Examiner is persuaded by applicants argument that Banno and Namiki do not disclose, teach or suggest the concept of “cut off, from each of the images, a partial image to be used for learning, and to create small-size learning data containing the partial images and the label without a remaining portion of the cut image; and store the small-size learning data in association with the image processing program,…wherein the processor deletes the learning data after creating the small-size learning data, when performing machine learning on the small-size learning data…wherein the image processing program uses a model pattern to detect the images of the object to determine whether the images of the object are detected correctly.”

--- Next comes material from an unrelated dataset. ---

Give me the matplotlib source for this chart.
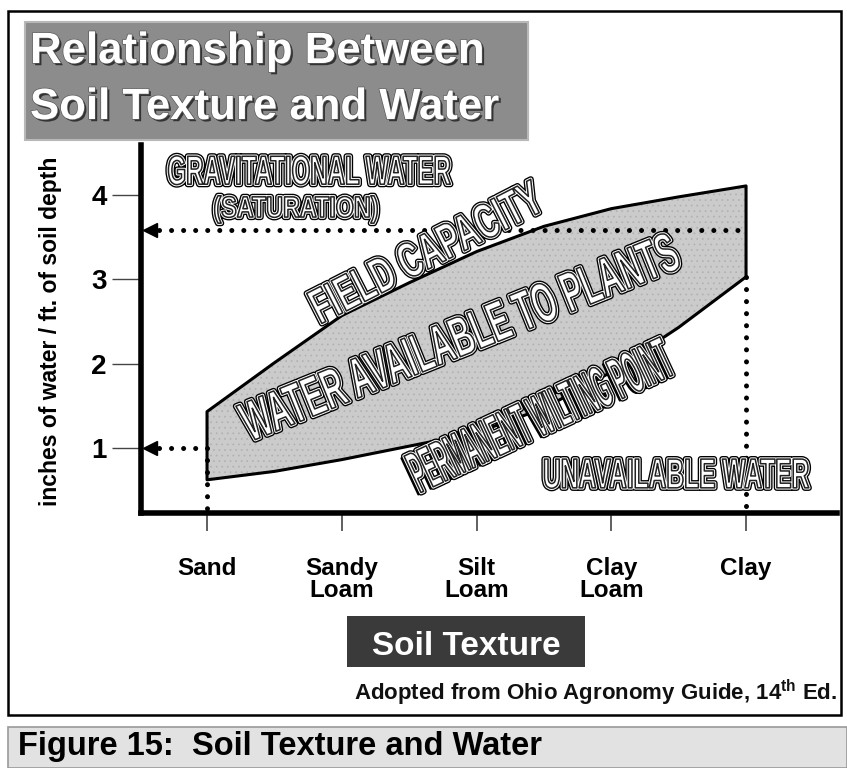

Claims 1 and 3-9 would be allowable if a showing is made overcome the rejection under 112a.
Claim Rejections - 35 USC § 112
The following is a quotation of the first paragraph of 35 U.S.C. 112(a):
(a) IN GENERAL.—The specification shall contain a written description of the invention, and of the manner and process of making and using it, in such full, clear, concise, and exact terms as to enable any person skilled in the art to which it pertains, or with which it is most nearly connected, to make and use the same, and shall set forth the best mode contemplated by the inventor or joint inventor of carrying out the invention.
The following is a quotation of the first paragraph of pre-AIA 35 U.S.C. 112:
The specification shall contain a written description of the invention, and of the manner and process of making and using it, in such full, clear, concise, and exact terms as to enable any person skilled in the art to which it pertains, or with which it is most nearly connected, to make and use the same, and shall set forth the best mode contemplated by the inventor of carrying out his invention.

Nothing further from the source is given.